Description of the task: Return the listing below unchanged, minus its pictures.

Data extract:
########

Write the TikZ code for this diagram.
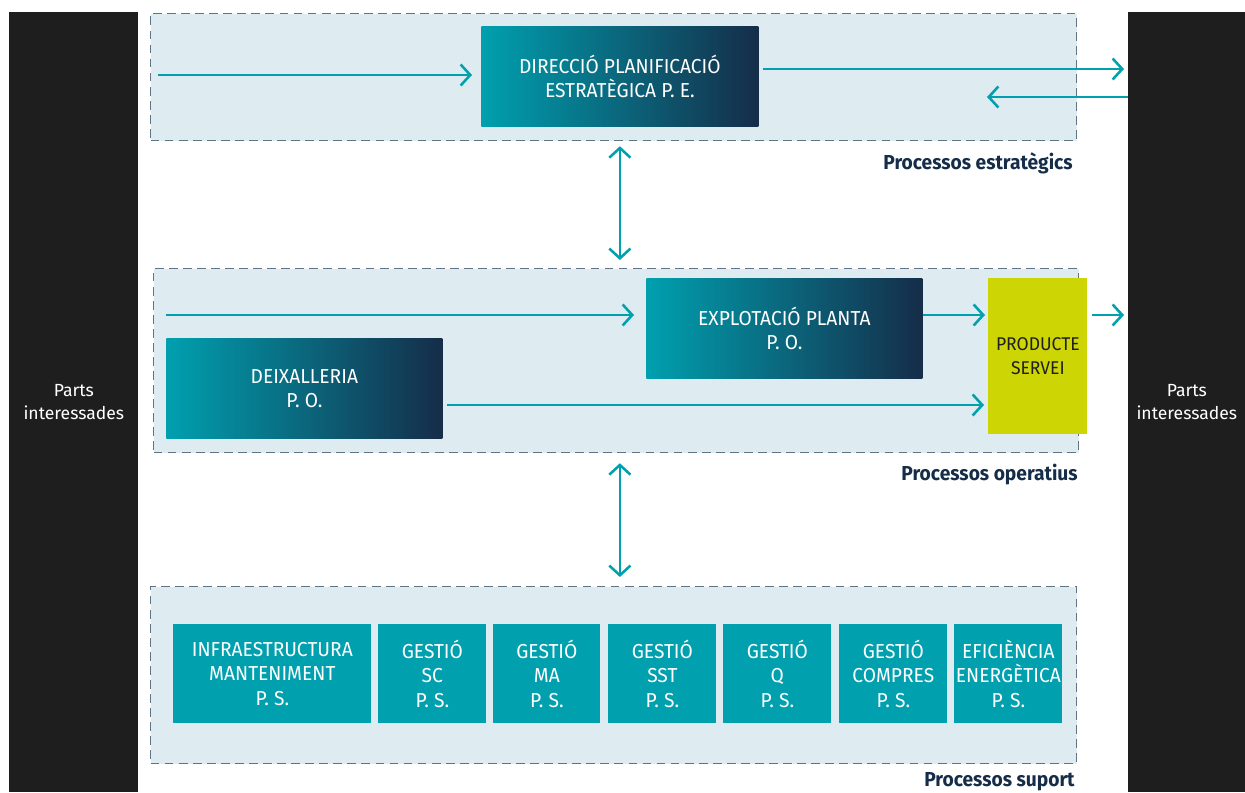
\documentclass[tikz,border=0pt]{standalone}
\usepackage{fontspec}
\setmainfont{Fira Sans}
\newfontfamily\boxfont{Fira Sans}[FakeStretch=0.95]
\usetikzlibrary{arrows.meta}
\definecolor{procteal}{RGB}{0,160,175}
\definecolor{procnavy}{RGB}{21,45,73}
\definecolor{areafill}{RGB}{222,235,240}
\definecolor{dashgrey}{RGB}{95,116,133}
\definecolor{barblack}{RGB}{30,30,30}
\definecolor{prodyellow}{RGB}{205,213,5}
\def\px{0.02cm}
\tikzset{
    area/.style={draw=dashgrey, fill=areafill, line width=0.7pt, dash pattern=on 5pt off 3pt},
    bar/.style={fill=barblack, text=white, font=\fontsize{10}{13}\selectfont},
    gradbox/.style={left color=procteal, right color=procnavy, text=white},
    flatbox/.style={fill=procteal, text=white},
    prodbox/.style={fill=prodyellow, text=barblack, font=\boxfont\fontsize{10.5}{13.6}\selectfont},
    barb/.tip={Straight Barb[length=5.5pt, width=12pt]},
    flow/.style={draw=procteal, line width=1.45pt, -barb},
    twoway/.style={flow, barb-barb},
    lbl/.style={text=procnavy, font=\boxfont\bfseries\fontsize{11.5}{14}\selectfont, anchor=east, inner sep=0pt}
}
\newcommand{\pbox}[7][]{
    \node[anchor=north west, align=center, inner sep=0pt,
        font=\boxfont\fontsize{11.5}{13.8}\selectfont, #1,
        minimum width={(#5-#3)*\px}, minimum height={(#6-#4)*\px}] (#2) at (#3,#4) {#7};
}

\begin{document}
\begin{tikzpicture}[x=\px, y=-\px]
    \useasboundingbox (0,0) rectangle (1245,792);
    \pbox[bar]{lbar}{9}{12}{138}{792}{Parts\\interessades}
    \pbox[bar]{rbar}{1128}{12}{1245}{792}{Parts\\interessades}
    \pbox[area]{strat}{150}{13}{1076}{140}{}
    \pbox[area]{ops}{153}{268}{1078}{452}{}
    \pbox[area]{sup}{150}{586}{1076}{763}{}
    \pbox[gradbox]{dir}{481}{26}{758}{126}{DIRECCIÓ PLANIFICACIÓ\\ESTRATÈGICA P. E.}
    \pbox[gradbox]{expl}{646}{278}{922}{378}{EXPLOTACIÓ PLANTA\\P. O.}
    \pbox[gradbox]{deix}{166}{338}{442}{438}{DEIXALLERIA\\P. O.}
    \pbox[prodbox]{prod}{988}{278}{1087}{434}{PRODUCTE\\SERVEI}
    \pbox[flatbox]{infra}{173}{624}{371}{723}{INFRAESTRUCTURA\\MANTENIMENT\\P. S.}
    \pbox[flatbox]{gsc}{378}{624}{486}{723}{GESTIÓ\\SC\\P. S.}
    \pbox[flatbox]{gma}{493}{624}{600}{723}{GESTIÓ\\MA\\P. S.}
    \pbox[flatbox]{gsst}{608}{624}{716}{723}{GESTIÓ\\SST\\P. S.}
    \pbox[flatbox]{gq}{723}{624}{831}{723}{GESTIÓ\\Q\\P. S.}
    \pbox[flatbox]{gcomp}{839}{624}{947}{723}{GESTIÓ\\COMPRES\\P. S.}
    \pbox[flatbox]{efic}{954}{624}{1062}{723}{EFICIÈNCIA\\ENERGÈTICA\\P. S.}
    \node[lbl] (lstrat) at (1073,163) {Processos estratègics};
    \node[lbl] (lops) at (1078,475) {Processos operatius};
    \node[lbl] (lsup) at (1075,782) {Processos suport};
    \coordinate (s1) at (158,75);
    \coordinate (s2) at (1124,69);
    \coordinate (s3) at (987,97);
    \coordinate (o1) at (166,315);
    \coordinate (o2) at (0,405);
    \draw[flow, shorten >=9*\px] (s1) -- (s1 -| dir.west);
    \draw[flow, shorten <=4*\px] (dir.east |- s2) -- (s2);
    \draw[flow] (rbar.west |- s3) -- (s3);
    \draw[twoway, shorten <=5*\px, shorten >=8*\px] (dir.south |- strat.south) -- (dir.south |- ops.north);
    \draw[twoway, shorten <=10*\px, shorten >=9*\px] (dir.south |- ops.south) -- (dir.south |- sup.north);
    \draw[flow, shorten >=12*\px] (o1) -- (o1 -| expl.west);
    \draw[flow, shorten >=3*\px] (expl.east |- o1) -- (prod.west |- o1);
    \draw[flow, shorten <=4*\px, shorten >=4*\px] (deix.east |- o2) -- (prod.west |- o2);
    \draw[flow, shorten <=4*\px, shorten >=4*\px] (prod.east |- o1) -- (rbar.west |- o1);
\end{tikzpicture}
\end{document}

########

Task result:
Write the TikZ code for this diagram.
\documentclass[tikz,border=0pt]{standalone}
\usepackage{fontspec}
\setmainfont{Fira Sans}
\newfontfamily\boxfont{Fira Sans}[FakeStretch=0.95]
\usetikzlibrary{arrows.meta}
\definecolor{procteal}{RGB}{0,160,175}
\definecolor{procnavy}{RGB}{21,45,73}
\definecolor{areafill}{RGB}{222,235,240}
\definecolor{dashgrey}{RGB}{95,116,133}
\definecolor{barblack}{RGB}{30,30,30}
\definecolor{prodyellow}{RGB}{205,213,5}
\def\px{0.02cm}
\tikzset{
    area/.style={draw=dashgrey, fill=areafill, line width=0.7pt, dash pattern=on 5pt off 3pt},
    bar/.style={fill=barblack, text=white, font=\fontsize{10}{13}\selectfont},
    gradbox/.style={left color=procteal, right color=procnavy, text=white},
    flatbox/.style={fill=procteal, text=white},
    prodbox/.style={fill=prodyellow, text=barblack, font=\boxfont\fontsize{10.5}{13.6}\selectfont},
    barb/.tip={Straight Barb[length=5.5pt, width=12pt]},
    flow/.style={draw=procteal, line width=1.45pt, -barb},
    twoway/.style={flow, barb-barb},
    lbl/.style={text=procnavy, font=\boxfont\bfseries\fontsize{11.5}{14}\selectfont, anchor=east, inner sep=0pt}
}
\newcommand{\pbox}[7][]{
    \node[anchor=north west, align=center, inner sep=0pt,
        font=\boxfont\fontsize{11.5}{13.8}\selectfont, #1,
        minimum width={(#5-#3)*\px}, minimum height={(#6-#4)*\px}] (#2) at (#3,#4) {#7};
}

\begin{document}
\begin{tikzpicture}[x=\px, y=-\px]
    \useasboundingbox (0,0) rectangle (1245,792);
    \pbox[bar]{lbar}{9}{12}{138}{792}{Parts\\interessades}
    \pbox[bar]{rbar}{1128}{12}{1245}{792}{Parts\\interessades}
    \pbox[area]{strat}{150}{13}{1076}{140}{}
    \pbox[area]{ops}{153}{268}{1078}{452}{}
    \pbox[area]{sup}{150}{586}{1076}{763}{}
    \pbox[gradbox]{dir}{481}{26}{758}{126}{DIRECCIÓ PLANIFICACIÓ\\ESTRATÈGICA P. E.}
    \pbox[gradbox]{expl}{646}{278}{922}{378}{EXPLOTACIÓ PLANTA\\P. O.}
    \pbox[gradbox]{deix}{166}{338}{442}{438}{DEIXALLERIA\\P. O.}
    \pbox[prodbox]{prod}{988}{278}{1087}{434}{PRODUCTE\\SERVEI}
    \pbox[flatbox]{infra}{173}{624}{371}{723}{INFRAESTRUCTURA\\MANTENIMENT\\P. S.}
    \pbox[flatbox]{gsc}{378}{624}{486}{723}{GESTIÓ\\SC\\P. S.}
    \pbox[flatbox]{gma}{493}{624}{600}{723}{GESTIÓ\\MA\\P. S.}
    \pbox[flatbox]{gsst}{608}{624}{716}{723}{GESTIÓ\\SST\\P. S.}
    \pbox[flatbox]{gq}{723}{624}{831}{723}{GESTIÓ\\Q\\P. S.}
    \pbox[flatbox]{gcomp}{839}{624}{947}{723}{GESTIÓ\\COMPRES\\P. S.}
    \pbox[flatbox]{efic}{954}{624}{1062}{723}{EFICIÈNCIA\\ENERGÈTICA\\P. S.}
    \node[lbl] (lstrat) at (1073,163) {Processos estratègics};
    \node[lbl] (lops) at (1078,475) {Processos operatius};
    \node[lbl] (lsup) at (1075,782) {Processos suport};
    \coordinate (s1) at (158,75);
    \coordinate (s2) at (1124,69);
    \coordinate (s3) at (987,97);
    \coordinate (o1) at (166,315);
    \coordinate (o2) at (0,405);
    \draw[flow, shorten >=9*\px] (s1) -- (s1 -| dir.west);
    \draw[flow, shorten <=4*\px] (dir.east |- s2) -- (s2);
    \draw[flow] (rbar.west |- s3) -- (s3);
    \draw[twoway, shorten <=5*\px, shorten >=8*\px] (dir.south |- strat.south) -- (dir.south |- ops.north);
    \draw[twoway, shorten <=10*\px, shorten >=9*\px] (dir.south |- ops.south) -- (dir.south |- sup.north);
    \draw[flow, shorten >=12*\px] (o1) -- (o1 -| expl.west);
    \draw[flow, shorten >=3*\px] (expl.east |- o1) -- (prod.west |- o1);
    \draw[flow, shorten <=4*\px, shorten >=4*\px] (deix.east |- o2) -- (prod.west |- o2);
    \draw[flow, shorten <=4*\px, shorten >=4*\px] (prod.east |- o1) -- (rbar.west |- o1);
\end{tikzpicture}
\end{document}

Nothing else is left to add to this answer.